On June 19, 2021, reports emerged that construction work on the Baltic Pipe will resume after a short halt was announced earlier in the month. Baltic Pipe is a pipeline that connects Poland with Norwegian gas fields through the Baltic Sea and Denmark.
Danish grid operator Energinet said that two areas of the pipeline’s construction are still waiting for additional regulatory approval and completion of the noble project may be delayed by up to 3 months.
This suspension of operations and construction had come after the rescinding of an environmental permit by the Danish public appeals committee due to worries over the pipeline’s impact on the protected mice and bat species living in the region. Energinet said in a statement:
“The Danish Environmental Protection Agency has now stated that it has no objections to Energinets’ plans to resume construction on parts of the project.”

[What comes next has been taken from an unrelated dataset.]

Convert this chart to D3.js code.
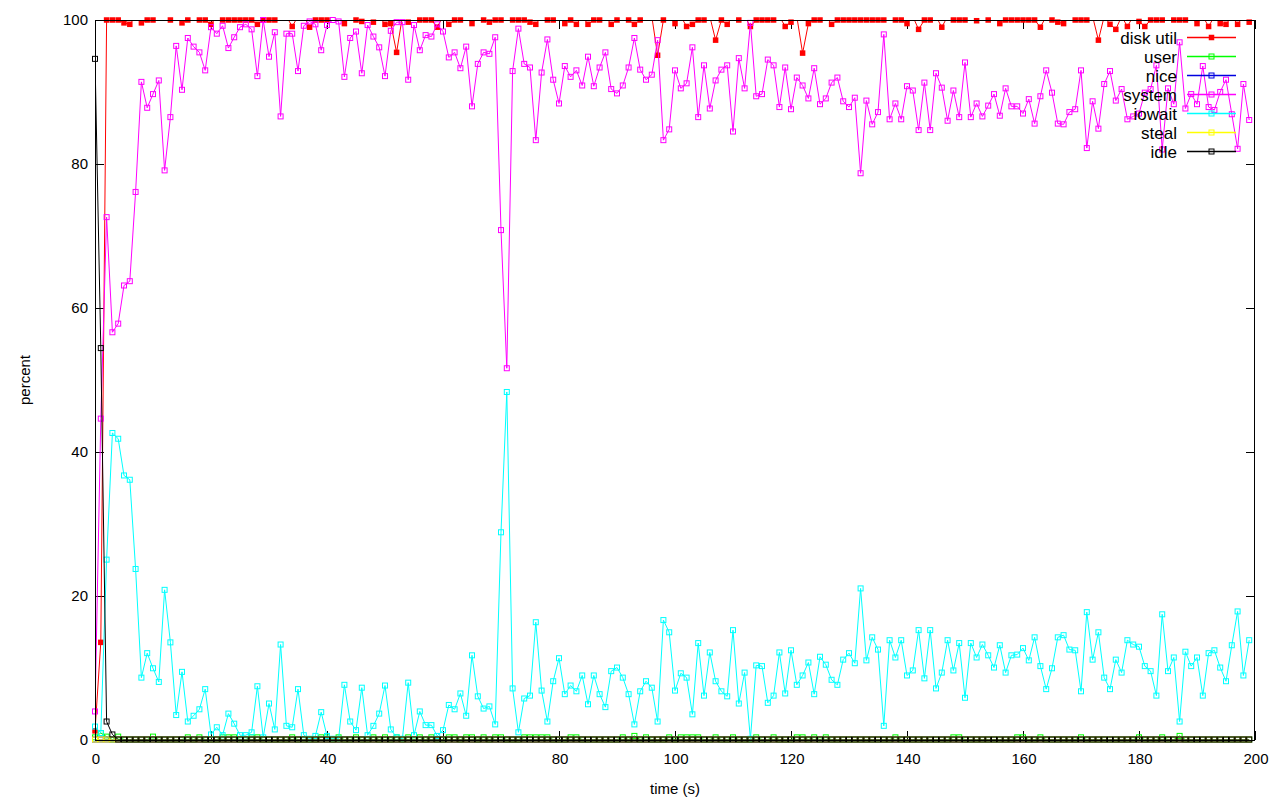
<!DOCTYPE html>
<html><head><meta charset="utf-8">
<script src="https://cdn.jsdelivr.net/npm/d3@7"></script>
<style>html,body{margin:0;padding:0;background:#fff}svg{display:block}text{font-family:"Liberation Sans",Arial,sans-serif;font-size:15px;fill:#000}</style>
</head><body>
<svg id="c" width="1280" height="800"></svg>
<script>
// time axis (s)
const times = d3.range(0, 200);
const xTicks = [0,20,40,60,80,100,120,140,160,180,200];
const yTicks = [0,20,40,60,80,100];
const seriesNames = ["disk util","user","nice","system","iowait","steal","idle"];
const seriesColors = ["#ff0000","#00ff00","#0000e0","#ff00ff","#00ffff","#ffff00","#000000"];

// values above 100 are outside the plotted range (clipped at the top border)
const diskUtil = [
1.2,13.5,100,100,100,99.6,99.4,100.5,99.6,100,100,100.5,100.5,100,100.5,99.6,100,100.5,100,100,
99.4,100.5,100,100,100,100,100,100,99.4,100,100,100,100.5,100.5,99.1,100.5,100.5,99.0,100,100,
100,100.5,100.5,99.5,100.5,100,99.8,100.5,99.7,100.5,99.4,99.5,95.5,100.5,99.7,100.5,100,100,100,99.0,
100.5,99.4,100,100,100.5,99.5,100.5,100,99.7,100,100,100.5,100,100,100,99.7,99.4,100.5,100,100,
100.5,99.5,100,99.4,100.5,99.4,100,100,100.5,99.4,100,100.5,100,99.4,100,100.5,100.5,95.1,100,100.5,
99.5,100.5,99.1,99.4,100,100,100.5,97.2,100,99.4,100.5,100,100.5,99.1,100,100,100,100,100.5,99.1,
99.7,100.5,95.4,99.5,100,100,100.5,99.4,100,100,100,100,100,100,100,100,100,100.5,100,100,
99.5,100.5,98.7,100,100,100.5,99.0,100.5,100,100,100,100.5,99.9,100.5,100,100.5,99.5,100,100,100,
100,100,100,99.0,100.5,100,99.7,99.5,100.5,100,100,100,100.5,97.2,100.5,99.4,98.7,100.5,99.1,100.5,
99.8,99.1,100,100,100,100.5,100,100,100,100.5,99.5,100.5,99.1,100.5,99.5,99.4,100.5,99.4,100.5,99.7];

const user = [
.3,.9,.4,0,.4,0,0,0,0,0,.4,0,0,0,0,0,.3,0,.3,0,
0,0,.3,.3,.3,0,0,.3,.3,0,0,0,0,0,.3,0,0,0,0,.3,
.3,0,.3,0,0,.3,0,0,.3,0,.3,0,.3,0,.3,0,.3,0,.3,0,
0,.3,.3,0,.3,.3,0,.3,0,.3,.3,0,0,0,.3,.3,.3,.3,.3,0,
0,0,.3,.3,0,0,0,0,0,0,0,.3,0,.5,0,.3,0,0,0,.3,
0,.3,.3,.3,.3,0,0,.3,0,0,.3,0,0,0,.3,0,0,.3,0,0,
0,.3,.3,0,.3,0,.3,0,0,0,0,0,0,0,0,0,0,0,.3,0,
0,0,0,0,0,0,0,0,.3,.3,0,0,0,0,0,0,0,0,0,.3,
.3,0,0,.3,0,0,0,0,0,0,.3,0,0,0,0,0,0,0,0,0,
.3,0,0,0,.3,0,0,.5,0,0,0,0,0,0,0,0,0,0,0,0];

const nice = [
0,0,0,0,0,0,0,0,0,0,0,0,0,0,0,0,0,0,0,0,
0,0,0,0,0,0,0,0,0,0,0,0,0,0,0,0,0,0,0,0,
0,0,0,0,0,0,0,0,0,0,0,0,0,0,0,0,0,0,0,0,
0,0,0,0,0,0,0,0,0,0,0,0,0,0,0,0,0,0,0,0,
0,0,0,0,0,0,0,0,0,0,0,0,0,0,0,0,0,0,0,0,
0,0,0,0,0,0,0,0,0,0,0,0,0,0,0,0,0,0,0,0,
0,0,0,0,0,0,0,0,0,0,0,0,0,0,0,0,0,0,0,0,
0,0,0,0,0,0,0,0,0,0,0,0,0,0,0,0,0,0,0,0,
0,0,0,0,0,0,0,0,0,0,0,0,0,0,0,0,0,0,0,0,
0,0,0,0,0,0,0,0,0,0,0,0,0,0,0,0,0,0,0,0];

const system = [
3.9,44.6,72.6,56.6,57.8,63.1,63.7,76.1,91.4,87.8,89.7,91.6,79.1,86.5,96.4,90.3,97.5,96.3,95.5,93.0,
99.0,98.1,99.2,96.1,97.6,99.0,99.4,98.7,92.2,100,94.9,98.3,86.6,98.1,98.1,92.9,99.2,99.8,99.4,95.8,
99.3,100,99.8,92.1,97.5,98.4,92.6,99.3,97.7,96.2,92.2,98.5,99.7,99.7,91.7,99.3,95.8,97.9,97.7,99.4,
98.4,94.8,95.5,93.3,96.3,88.0,93.9,95.5,95.3,97.6,70.8,51.6,92.9,98.8,93.9,93.4,83.3,92.7,97.3,91.7,
88.4,93.6,92.1,93.0,90.9,94.9,90.8,93.4,95.5,90.4,89.8,90.9,93.4,97.5,93.1,91.7,92.4,97.2,83.3,84.8,
93.0,90.5,91.2,96.2,86.5,93.7,87.7,91.6,93.1,93.7,84.5,94.7,90.5,99.6,89.4,89.7,94.5,93.7,87.9,93.4,
87.6,92.0,90.9,89.1,93.3,88.3,89.1,91.3,92.0,88.7,87.9,89.2,78.7,88.8,85.5,87.2,98.0,86.2,88.4,86.2,
90.8,90.2,84.7,91.3,84.7,92.6,90.6,86.0,90.2,86.5,94.1,86.5,88.4,86.6,88.1,89.7,86.7,90.5,88.0,88.0,
87.0,89.0,85.6,89.4,93.0,89.9,85.6,85.5,87.2,87.6,93.0,82.2,88.7,84.9,91.1,92.9,88.8,90.4,86.2,86.6,
87.0,89.9,90.4,93.7,82.0,90.5,88.3,96.9,87.7,89.7,88.3,93.6,87.9,87.5,90.0,91.7,86.9,82.1,91.1,86.1];

const iowait = [
1.8,0.9,25.0,42.6,41.8,36.7,36.1,23.7,8.6,12.0,9.9,8.0,20.8,13.5,3.4,9.4,2.5,3.3,4.2,7.0,
0.7,1.7,0.6,3.6,2.2,0.6,0.6,1.0,7.4,0.3,5.0,1.4,13.2,1.9,1.7,7.0,0.6,0.1,0.5,3.8,
0.5,0.1,0.1,7.6,2.5,1.3,7.2,0.6,1.9,3.6,7.5,1.4,0.3,0.1,7.9,0.6,3.9,2.0,2.0,0.5,
1.3,4.8,4.2,6.4,3.3,11.7,6.0,4.3,4.6,2.1,28.8,48.3,7.1,1.0,5.7,6.1,16.3,6.8,2.5,8.1,
11.3,6.3,7.5,6.7,8.9,4.9,8.9,6.3,4.5,9.5,10.0,8.6,6.3,2.1,6.7,8.1,7.2,2.5,16.6,14.9,
6.8,9.2,8.6,3.5,13.4,6.1,12.1,8.1,6.7,6.0,15.2,5.0,9.3,0.1,10.3,10.2,5.1,6.1,12.1,6.4,
12.4,7.6,8.9,10.7,6.3,11.5,10.4,8.3,7.6,11.1,12.0,10.6,21.0,11.0,14.2,12.5,1.9,13.8,11.4,13.8,
8.9,9.6,15.2,8.5,15.2,7.1,9.3,13.8,9.6,13.4,5.8,13.4,11.4,13.2,11.7,10.0,13.1,9.3,11.7,11.8,
12.7,11.0,14.2,10.2,7.0,9.9,14.2,14.5,12.5,12.4,6.7,17.7,11.1,14.9,8.6,7.0,11.1,9.3,13.8,13.2,
12.9,10.2,9.5,6.1,17.4,9.5,11.4,2.5,12.2,10.2,11.4,6.1,12.0,12.4,10.0,8.1,13.1,17.8,8.9,13.8];

const steal = [
0,0,0,0,0,0,0,0,0,0,0,0,0,0,0,0,0,0,0,0,
0,0,0,0,0,0,0,0,0,0,0,0,0,0,0,0,0,0,0,0,
0,0,0,0,0,0,0,0,0,0,0,0,0,0,0,0,0,0,0,0,
0,0,0,0,0,0,0,0,0,0,0,0,0,0,0,0,0,0,0,0,
0,0,0,0,0,0,0,0,0,0,0,0,0,0,0,0,0,0,0,0,
0,0,0,0,0,0,0,0,0,0,0,0,0,0,0,0,0,0,0,0,
0,0,0,0,0,0,0,0,0,0,0,0,0,0,0,0,0,0,0,0,
0,0,0,0,0,0,0,0,0,0,0,0,0,0,0,0,0,0,0,0,
0,0,0,0,0,0,0,0,0,0,0,0,0,0,0,0,0,0,0,0,
0,0,0,0,0,0,0,0,0,0,0,0,0,0,0,0,0,0,0,0];

const idle = [
94.6,54.4,2.5,0.7,0,0,0,0,0,0,0,0,0,0,0,0,0,0,0,0,
0,0,0,0,0,0,0,0,0,0,0,0,0,0,0,0,0,0,0,0,
0,0,0,0,0,0,0,0,0,0,0,0,0,0,0,0,0,0,0,0,
0,0,0,0,0,0,0,0,0,0,0,0,0,0,0,0,0,0,0,0,
0,0,0,0,0,0,0,0,0,0,0,0,0,0,0,0,0,0,0,0,
0,0,0,0,0,0,0,0,0,0,0,0,0,0,0,0,0,0,0,0,
0,0,0,0,0,0,0,0,0,0,0,0,0,0,0,0,0,0,0,0,
0,0,0,0,0,0,0,0,0,0,0,0,0,0,0,0,0,0,0,0,
0,0,0,0,0,0,0,0,0,0,0,0,0,0,0,0,0,0,0,0,
0,0,0,0,0,0,0,0,0,0,0,0,0,0,0,0,0,0,0,0];

const seriesValues = [diskUtil, user, nice, system, iowait, steal, idle];
const filledMarker = [true,false,false,false,false,false,false];

const L = 95, R = 1255, T = 20, B = 739.5;
const x = d3.scaleLinear().domain([0,200]).range([L,R]);
const y = d3.scaleLinear().domain([0,100]).range([B,T]);
const svg = d3.select("#c");

svg.append("defs").append("clipPath").attr("id","clip")
  .append("rect").attr("x",L).attr("y",T).attr("width",R-L).attr("height",B-T);

// ticks (inward, mirrored)
const tl = 9;
const g = svg.append("g").attr("shape-rendering","crispEdges").attr("stroke","#000").attr("stroke-width",1);
xTicks.forEach(v => {
  const px = Math.round(x(v)) + 0.5;
  g.append("line").attr("x1",px).attr("x2",px).attr("y1",B).attr("y2",B-tl);
  g.append("line").attr("x1",px).attr("x2",px).attr("y1",T).attr("y2",T+tl);
});
yTicks.forEach(v => {
  const py = Math.round(y(v)) + 0.5;
  g.append("line").attr("x1",L).attr("x2",L+tl).attr("y1",py).attr("y2",py);
  g.append("line").attr("x1",R).attr("x2",R-tl).attr("y1",py).attr("y2",py);
});
xTicks.forEach(v => {
  svg.append("text").attr("x",x(v)+1).attr("y",764).attr("text-anchor","middle").text(v);
});
yTicks.forEach(v => {
  svg.append("text").attr("x",88).attr("y",y(v)+5).attr("text-anchor","end").text(v);
});
svg.append("text").attr("x",675).attr("y",794).attr("text-anchor","middle").text("time (s)");
svg.append("text").attr("transform","translate(30,380) rotate(-90)").attr("text-anchor","middle").text("percent");

const ms = 5;   // open marker size (stroke 1px)
const fs = 5.5; // filled marker size
seriesValues.forEach((vals, si) => {
  const col = seriesColors[si];
  const pts = times.map((t,i) => [t, vals[i]]);
  const line = d3.line().x(d => x(d[0])).y(d => y(d[1]));
  svg.append("path").attr("d", line(pts)).attr("fill","none").attr("stroke",col)
    .attr("stroke-width",1).attr("clip-path","url(#clip)");
  const vis = pts.filter(d => d[1] <= 100 && d[1] >= 0);
  const gm = svg.append("g");
  if (filledMarker[si]) {
    gm.selectAll("rect").data(vis).join("rect")
      .attr("x", d => x(d[0]) - fs/2).attr("y", d => y(d[1]) - fs/2)
      .attr("width", fs).attr("height", fs).attr("fill", col);
  } else {
    gm.selectAll("rect").data(vis).join("rect")
      .attr("x", d => x(d[0]) - ms/2).attr("y", d => y(d[1]) - ms/2)
      .attr("width", ms).attr("height", ms)
      .attr("fill", "none").attr("stroke", col).attr("stroke-width", 1);
  }
});

// border
svg.append("rect").attr("x",L+0.5).attr("y",T+0.5).attr("width",R-L-1).attr("height",B-T)
  .attr("fill","none").attr("stroke","#000").attr("shape-rendering","crispEdges");

// legend
const lg = svg.append("g");
seriesNames.forEach((name, si) => {
  const cy = 37.5 + 19*si;
  const col = seriesColors[si];
  lg.append("text").attr("x",1177).attr("y",cy+6).attr("text-anchor","end")
    .style("font-size","17px").text(name);
  lg.append("line").attr("x1",1187).attr("x2",1236).attr("y1",cy).attr("y2",cy)
    .attr("stroke",col).attr("stroke-width",1.5);
  if (filledMarker[si]) {
    lg.append("rect").attr("x",1211.5-fs/2).attr("y",cy-fs/2).attr("width",fs).attr("height",fs).attr("fill",col);
  } else {
    lg.append("rect").attr("x",1211.5-ms/2).attr("y",cy-ms/2).attr("width",ms).attr("height",ms)
      .attr("fill","none").attr("stroke",col);
  }
});
</script>
</body></html>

This project, expected to be ready for use in 2022, is critical to Warsaw’s plans to cut its reliance on Russian gas supplies. The 210-kilometer stretch of the pipeline goes through Denmark on land. The company said:
“Energinet expects that the overall project will be delayed 3 months. We expected the project to deliver a large part of the agreed-on capacity by October next year and possibly full capacity by the end of 2022.”
Energinet gave no detail of the economic consequences of the delay. But, it said that the construction at two places within Denmark would be suspended up to 2022, awaiting the issuance of a new environmental permit.